Exhilarated with the success, the proof in my camera, I fairly floated down the hill. I did not think much of the dog that began to follow me at a distance, and perhaps not the second dog. Surely the third or fourth stray dog must have alarmed me. But the fifth, the sixth or the seventh dogs to appear made me wonder exactly how my walk back to Arefu would end. I don’t know how many dogs in all materialized, was it ten? More? I know that I felt balanced in a precarious position. The dogs massed around me in a pack with myself forming the apex. We moved in sync. I felt that continuing to move as one was better than distracting them or trying to scatter them. I had been reading of Count Dracula, remember, who commanded his children of the night to tear a woman to shreds and to threaten with grisly death the character I most associated with, who tried to leave Dracula’s castle before Dracula intended him to. These were ragged street dogs, not wolves, but surely if they turned on me… I didn’t intend to find out. I walked stiffly across the valley towards the village and towards a chain linked fence I had not had the time to notice as I walked to the castle with my guide Renfield. Either by recollection or by research I conducted afterward, it was the property of the Romanian military. And behind that fence: a guard dog. And it barked. And my pack’s heads turned as one and then they bolted. I did not run for fear that the movement might catch their attention. I walked a bit more swiftly and did not sigh with relief before I was out of sight.

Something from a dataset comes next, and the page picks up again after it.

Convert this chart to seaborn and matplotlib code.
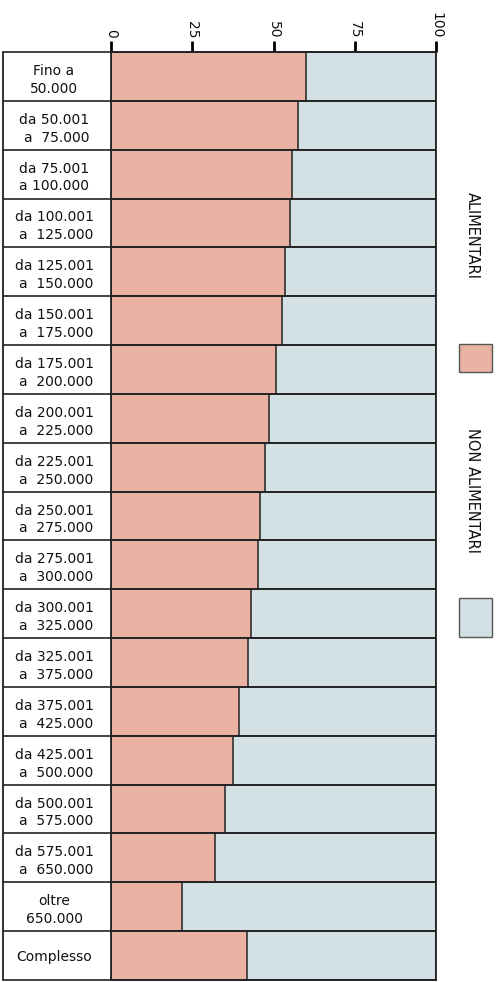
import numpy as np
import pandas as pd
import matplotlib
matplotlib.use("Agg")
import matplotlib.pyplot as plt
from matplotlib.patches import Rectangle
import seaborn as sns

categories = [
    "Fino a\n50.000",
    "da 50.001\na  75.000",
    "da 75.001\na 100.000",
    "da 100.001\na  125.000",
    "da 125.001\na  150.000",
    "da 150.001\na  175.000",
    "da 175.001\na  200.000",
    "da 200.001\na  225.000",
    "da 225.001\na  250.000",
    "da 250.001\na  275.000",
    "da 275.001\na  300.000",
    "da 300.001\na  325.000",
    "da 325.001\na  375.000",
    "da 375.001\na  425.000",
    "da 425.001\na  500.000",
    "da 500.001\na  575.000",
    "da 575.001\na  650.000",
    "oltre\n650.000",
    "Complesso",
]
alimentari = [60.0, 57.6, 55.8, 55.1, 53.6, 52.5, 50.8, 48.5, 47.4, 45.8,
              45.3, 43.1, 42.1, 39.4, 37.6, 35.2, 32.1, 21.7, 41.7]
non_alimentari = [40.0, 42.4, 44.2, 44.9, 46.4, 47.5, 49.2, 51.5, 52.6, 54.2,
                  54.7, 56.9, 57.9, 60.6, 62.4, 64.8, 67.9, 78.3, 58.3]
xticks = [0, 25, 50, 75, 100]

PINK = "#E9B2A3"
BLUE = "#D3E1E5"
EDGE = "#222222"
TXT = "#111111"

df = pd.DataFrame({
    "cat": categories,
    "alim": alimentari,
    "tot": np.array(alimentari) + np.array(non_alimentari),
})

sns.set_style("white")
plt.rcParams["font.family"] = ["DejaVu Sans"]
plt.rcParams["text.color"] = TXT
plt.rcParams["xtick.color"] = TXT
plt.rcParams["ytick.color"] = TXT

fig = plt.figure(figsize=(5.01, 9.82), dpi=100)
ax = fig.add_axes([111 / 501, 2 / 982, 325 / 501, 928 / 982])

sns.barplot(data=df, y="cat", x="tot", orient="h", color=BLUE, width=1.0,
            edgecolor=EDGE, linewidth=1.1, saturation=1, ax=ax)
sns.barplot(data=df, y="cat", x="alim", orient="h", color=PINK, width=1.0,
            edgecolor=EDGE, linewidth=1.1, saturation=1, ax=ax)

ax.set_xlim(0, 100)
ax.set_ylim(len(categories) - 0.5, -0.5)
ax.set_xlabel("")
ax.set_ylabel("")

# top axis ticks
ax.xaxis.tick_top()
ax.set_xticks(xticks)
ax.set_xticklabels([str(t) for t in xticks], rotation=-90, fontsize=10, color=TXT)
ax.tick_params(axis="x", direction="out", length=8, width=2, color="black", pad=2)

# category labels in the table column
ax.tick_params(axis="y", length=0, pad=41)
for lab in ax.get_yticklabels():
    lab.set_fontsize(10)
    lab.set_color(TXT)
    lab.set_ha("center")
    lab.set_linespacing(1.35)
    t = lab.get_text()
    lab.set_multialignment("right" if t.startswith("da") else "center")

for s in ax.spines.values():
    s.set_visible(True)
    s.set_color(EDGE)
    s.set_linewidth(1.3)

# table lines extending into the label column
x0 = (3 - 111) / 325
for i in range(len(categories) + 1):
    ax.axhline(i - 0.5, xmin=x0, xmax=1, color=EDGE, lw=1.2, clip_on=False, zorder=5)
ax.plot([x0, x0], [0, 1], transform=ax.transAxes, color=EDGE, lw=1.3, clip_on=False)

# legend (rotated, on the right)
def fy(py):
    return 1 - py / 982

fig.text(472 / 501, fy(236), "ALIMENTARI", rotation=-90, ha="center", va="center",
         fontsize=10.5, color=TXT)
fig.patches.append(Rectangle((459 / 501, fy(372)), 33 / 501, 28 / 982,
                             transform=fig.transFigure, facecolor=PINK,
                             edgecolor="#555555", lw=1.0))
fig.text(472 / 501, fy(490), "NON ALIMENTARI", rotation=-90, ha="center", va="center",
         fontsize=10.5, color=TXT)
fig.patches.append(Rectangle((459 / 501, fy(637)), 33 / 501, 39 / 982,
                             transform=fig.transFigure, facecolor=BLUE,
                             edgecolor="#555555", lw=1.0))

fig.savefig("out.png", dpi=100)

I would soon leave Romania and continue my travels east into Turkey, where my sights were trained on the far east of the country, but I have not forgotten the week or so that I followed the Dracula trail. Sometimes during the month of October I recall that night when I heard his children sing mournfully to the moon and recall them by day marching in step at my heels. As long as we feed our imaginations with stories of the fantastic, adventures like this will never end.